None of the Labour demands would affect the Withdrawal Agreement – which is helpful since the EU says it cannot be reopened. The Political Declaration is non-binding, so Labour is rumoured to be seeking a way to bind Theresa May’s successor into any agreement they reach – but that would be impossible to guarantee.

Agreement with each other looks easier than agreement with the EU

The parties are nearer to each other than they are to the EU. So, even if they do come to an agreement, necessary changes to the Political Declaration may be less easy to secure.

 Labour’s demands on the Single Market remain ambiguous. It is unclear whether it now accepts the EU’s red line of the indivisibility of the four freedoms or indeed ECJ jurisdiction. And it is far from clear how negotiable Labour’s proposed relationship is with the EU.
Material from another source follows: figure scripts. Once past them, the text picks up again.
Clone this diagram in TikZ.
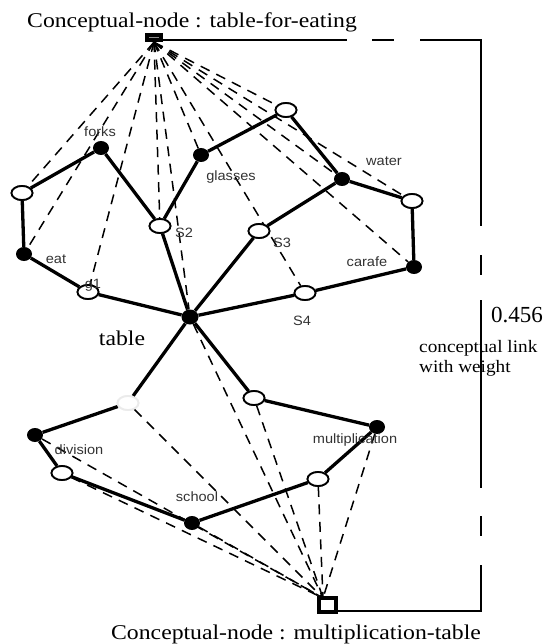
\documentclass[tikz,border=0pt]{standalone}
\usepackage{fontspec}
\setmainfont{Liberation Serif}
\newfontfamily\labsans{Liberation Sans}
\usetikzlibrary{shapes.geometric}
\tikzset{
  hol/.style={ellipse,draw,line width=1.8pt,fill=white,minimum width=21pt,minimum height=14pt,inner sep=0pt},
  ful/.style={ellipse,fill=black,minimum width=16pt,minimum height=14pt,inner sep=0pt},
  edgeline/.style={line width=3.3pt},
  dsh/.style={line width=1.5pt,dash pattern=on 10pt off 7.5pt},
  lab/.style={font=\labsans\fontsize{13.5}{15}\selectfont,text=black!80,xscale=1.08,inner sep=0pt},
  big/.style={font=\fontsize{21}{24}\selectfont,xscale=1.13,inner sep=0pt},
}
\begin{document}
\begin{tikzpicture}[x=1pt,y=-1pt]
\useasboundingbox[fill=white] (0,0) rectangle (544,644);

% conceptual nodes
\node[fill=black,minimum width=18pt,minimum height=9pt,inner sep=0pt] (T) at (154,37.5) {};
\draw[black!45,line width=0.7pt] (T.west) ++(4,0) -- ++(10,0);
\node[draw,line width=3.2pt,fill=white,minimum width=17pt,minimum height=14pt,inner sep=0pt] (B) at (327.5,605) {};
\coordinate (Bin) at (323,598);

% network nodes
\node[ful] (forks) at (101,148) {};
\node[hol] (L1) at (22,193) {};
\node[ful] (eat) at (24,254) {};
\node[hol] (g1) at (88,292) {};
\node[hol] (S2) at (160,226) {};
\node[ful] (glasses) at (201,155) {};
\node[hol] (E286) at (286,110) {};
\node[ful] (water) at (342,179) {};
\node[hol] (E411) at (412,201) {};
\node[ful] (carafe) at (414,267) {};
\node[hol] (S3) at (259,231) {};
\node[hol] (S4) at (305,293) {};
\node[ful,minimum width=17pt,minimum height=15pt] (H) at (190,317) {};
\node[hol,draw=black!8] (faint) at (128,403) {};
\node[ful] (division) at (35,435) {};
\node[hol] (e62) at (62,473) {};
\node[ful] (school) at (192,523) {};
\node[hol] (e318) at (318,479) {};
\node[ful] (mult) at (377,427) {};
\node[hol] (e253) at (254,398) {};

% dashed links to top conceptual node
\foreach \n in {L1,eat,g1,S2,H,glasses,S4,E286,water,E411,carafe}
  \draw[dsh] (T.south) -- (\n);
% dashed links to bottom conceptual node
\foreach \n in {division,e62,school,faint,H,e253,e318,mult}
  \draw[dsh] (\n) -- (Bin);

% solid edges
\draw[edgeline] (forks) -- (L1);
\draw[edgeline] (L1) -- (eat);
\draw[edgeline] (eat) -- (g1);
\draw[edgeline] (g1) -- (H);
\draw[edgeline] (forks) -- (S2);
\draw[edgeline] (S2) -- (H);
\draw[edgeline] (glasses) -- (S2);
\draw[edgeline] (glasses) -- (E286);
\draw[edgeline] (E286) -- (water);
\draw[edgeline] (water) -- (S3);
\draw[edgeline] (S3) -- (H);
\draw[edgeline] (water) -- (E411);
\draw[edgeline] (E411) -- (carafe);
\draw[edgeline] (carafe) -- (S4);
\draw[edgeline] (S4) -- (H);
\draw[edgeline] (H) -- (faint);
\draw[edgeline] (faint) -- (division);
\draw[edgeline] (division) -- (e62);
\draw[edgeline] (e62) -- (school);
\draw[edgeline] (school) -- (e318);
\draw[edgeline] (e318) -- (mult);
\draw[edgeline] (mult) -- (e253);
\draw[edgeline] (e253) -- (H);

% redraw nodes on top
\foreach \n/\x/\y in {L1/22/193,g1/88/292,S2/160/226,E286/286/110,E411/412/201,S3/259/231,S4/305/293,e62/62/473,e318/318/479,e253/254/398}
  \node[hol] at (\x,\y) {};
\node[hol,draw=black!8] at (128,403) {};
\node[draw,line width=3.2pt,fill=white,minimum width=17pt,minimum height=14pt,inner sep=0pt] at (327.5,605) {};

% weighted conceptual link
\coordinate (c0) at (163,40);
\coordinate (c1) at (481,40);
\coordinate (c2) at (481,611);
\coordinate (c3) at (337,611);
\draw[line width=2.2pt,dash pattern=on 184pt off 25pt on 22pt off 26pt on 247pt off 29pt on 20pt off 25pt on 188pt off 28pt on 20pt off 29pt on 400pt]
  (c0) -- (c1) -- (c2) -- (c3);

% labels
\node[lab] at (100,132) {forks};
\node[lab] at (231,177) {glasses};
\node[lab] at (184,233) {S2};
\node[lab] at (56,259) {eat};
\node[lab] at (93,285) {g1};
\node[lab] at (384,161) {water};
\node[lab] at (282,243) {S3};
\node[lab] at (367,262) {carafe};
\node[lab] at (302,321) {S4};
\node[lab] at (79,450) {division};
\node[lab] at (197,497) {school};
\node[lab] at (355,440) {multiplication};

\node[big,anchor=base] (ttop) at (192,28) {Conceptual-node : table-for-eating};
\node[big,anchor=base] (tbot) at (296,639) {Conceptual-node : multiplication-table};
\node[big,anchor=base] (ttable) at (122,345) {table};
\node[font=\fontsize{23}{26}\selectfont,anchor=base,inner sep=0pt] (w) at (517,322) {0.456};
\node[font=\fontsize{17.5}{20}\selectfont,xscale=1.1,anchor=base west,inner sep=0pt] (cl1) at (419,352) {conceptual link};
\node[font=\fontsize{17.5}{20}\selectfont,xscale=1.1,anchor=base west,inner sep=0pt] (cl2) at (419,372) {with weight};
\end{tikzpicture}
\end{document}
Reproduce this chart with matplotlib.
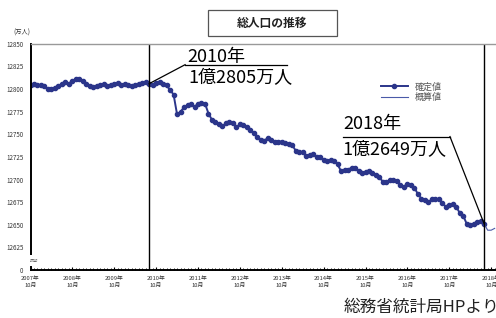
import numpy as np
import matplotlib
matplotlib.use("Agg")
import matplotlib.pyplot as plt
from matplotlib.patches import Rectangle

plt.rcParams['font.family'] = ['Noto Sans CJK JP', 'DejaVu Sans']

# 月次の総人口（万人）: 2007年10月から
kakutei = [12805, 12806, 12805, 12804, 12803, 12800, 12800, 12801, 12803, 12806,
           12808, 12806, 12809, 12811, 12811, 12809, 12806, 12803, 12802, 12803,
           12804, 12806, 12803, 12805, 12806, 12807, 12805, 12806, 12804, 12803,
           12805, 12806, 12807, 12808, 12806, 12805, 12807, 12808, 12806, 12804,
           12799, 12794, 12772, 12775, 12780, 12782, 12784, 12780, 12784, 12785,
           12784, 12773, 12766, 12764, 12761, 12759, 12762, 12764, 12763, 12758,
           12761, 12760, 12758, 12755, 12751, 12747, 12744, 12743, 12746, 12744,
           12741, 12742, 12742, 12740, 12739, 12738, 12732, 12730, 12730, 12726,
           12727, 12728, 12725, 12725, 12722, 12720, 12722, 12720, 12717, 12709,
           12710, 12711, 12713, 12713, 12709, 12707, 12708, 12709, 12707, 12705,
           12703, 12697, 12697, 12699, 12700, 12698, 12694, 12692, 12695, 12694,
           12691, 12684, 12679, 12677, 12675, 12678, 12679, 12678, 12674, 12670,
           12672, 12673, 12670, 12663, 12660, 12651, 12650, 12651, 12653, 12654,
           12651]
gaisan = [12651, 12644, 12644, 12646]

years = ['2007', '2008', '2009', '2010', '2011', '2012', '2013', '2014',
         '2015', '2016', '2017', '2018']
yticks = [12600, 12625, 12650, 12675, 12700, 12725, 12750, 12775, 12800, 12825, 12850]
ytick_labels = ['0'] + [str(v) for v in yticks[1:]]

m_k = np.arange(len(kakutei))
m_g = np.arange(len(kakutei) - 1, len(kakutei) - 1 + len(gaisan))
i2010 = 34
i2018 = 130

fig = plt.figure(figsize=(4.96, 3.18), dpi=100)
ax = fig.add_axes([0.0615, 0.151, 0.985, 0.711])

navy = '#2b358a'
ax.plot(m_k, kakutei, color=navy, lw=1.4, marker='o', ms=3.0, label='確定値')
ax.plot(m_g, gaisan, color='#4a5aa8', lw=0.8, label='概算値')

ax.axvline(i2010, color='black', lw=1.0)
ax.axvline(i2018, color='black', lw=1.0)

ax.set_xlim(0, 140)
ax.set_ylim(12600, 12850)

ax.set_xticks(np.arange(0, 12 * len(years), 12))
ax.set_xticklabels([f'{y}年\n10月' for y in years], fontsize=4.2, color='#333333',
                   linespacing=1.5)
ax.set_xticks(np.arange(0, 140, 1), minor=True)
ax.tick_params(axis='x', which='major', direction='in', length=2, pad=4)
ax.tick_params(axis='x', which='minor', direction='in', length=1.2, width=0.6)
ax.set_yticks(yticks)
ax.set_yticklabels(ytick_labels, fontsize=4.5, color='#333333')
ax.tick_params(axis='y', direction='in', length=0, pad=5)

for s in ['left', 'bottom']:
    ax.spines[s].set_linewidth(1.4)
ax.spines['top'].set_color('#999999')
ax.spines['top'].set_linewidth(1.0)
ax.spines['right'].set_visible(False)

# 省略記号
ax.text(0.8, 12610, '≈', fontsize=8, color='#555555', ha='center', va='center',
        family='DejaVu Sans',
        bbox=dict(boxstyle='square,pad=0.05', fc='white', ec='none'))

# 注記 2010年
ax.plot([44.3, 73.5], [12827, 12827], color='black', lw=0.9)
ax.plot([44.3, i2010], [12827, kakutei[i2010]], color='black', lw=0.9)
ax.text(44.8, 12836, '2010年', fontsize=13, ha='left', va='center')
ax.text(45.1, 12812, '1億2805万人', fontsize=13, ha='left', va='center')

# 注記 2018年
ax.plot([89.5, 120.2], [12747.5, 12747.5], color='black', lw=0.9)
ax.plot([120.2, i2018], [12747.5, kakutei[i2018]], color='black', lw=0.9)
ax.text(89.5, 12761, '2018年', fontsize=13, ha='left', va='center')
ax.text(89.5, 12733, '1億2649万人', fontsize=13, ha='left', va='center')

ax.legend(loc='upper left', bbox_to_anchor=(0.708, 0.85), frameon=False,
          fontsize=6.5, handlelength=3.0, labelspacing=0.2, borderpad=0,
          labelcolor='#555555')

# タイトル
fig.patches.append(Rectangle((208 / 496, 1 - 36 / 318), 129 / 496, 26 / 318,
                             transform=fig.transFigure, fill=False,
                             ec='#555555', lw=0.9))
fig.text(272.5 / 496, 1 - 23 / 318, '総人口の推移', fontsize=8.5, fontweight='bold',
         ha='center', va='center', color='#222222')
fig.text(13 / 496, 1 - 33 / 318, '(万人)', fontsize=4.5, ha='left', va='center',
         color='#333333')
fig.text(344 / 496, 1 - 307 / 318, '総務省統計局HPより', fontsize=12,
         ha='left', va='center', color='#222222')

plt.savefig('out.png', dpi=100)
plt.close()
Equally, Labour and the Government both make virtually identical demands on security – but the EU may not be willing to concede such generous treatment to a third country.

The big area of outstanding difference is on a permanent customs union. The current draft of the Political Declaration is compatible with that, and the backstop is as close as it is possible to come to having that guaranteed in the future relationship. But a transparent commitment by the Government to a permanent customs union is still the issue most likely to split the Conservative Party.

But the big question for Labour is on a second vote

Supporting a new vote is as divisive for Labour as a customs union would be for the Conservatives. The formula concocted at the Labour Party Conference would mean if 'Labour’s deal' is agreed with the EU, the commitment to a second referendum would go away. But for many in the Labour Party, no deal can be as good as a chance to reverse Brexit – and finally ruling that out could split the frontbench and the party.

Meanwhile, a 'confirmatory vote' remains an anathema to a Prime Minister still determined to deliver some sort of Brexit. That may ultimately be the issue that scuppers what, at face value, looks a relatively easy deal between two frontbenches with official positions closer to each other than the dissidents behind them.

Comments

The little guy who voted leave is not being borne in mind by either May or Corbyn. I come from a small farming community. The NFU is the mouth-piece for big farmers. So no one represents small to middle-sized farmers who voted Leave. There is a shortage of uk Abbatoirs because of EU red tape which endangers animal's lives. So I voted Leave for all the reasons Farage did - and as espoused by the late Tony Benn. The little guy is sick of big corportations who talk down the reality of running a small (and I mean tiny) business. The MEP elections will get the flavour of people like me.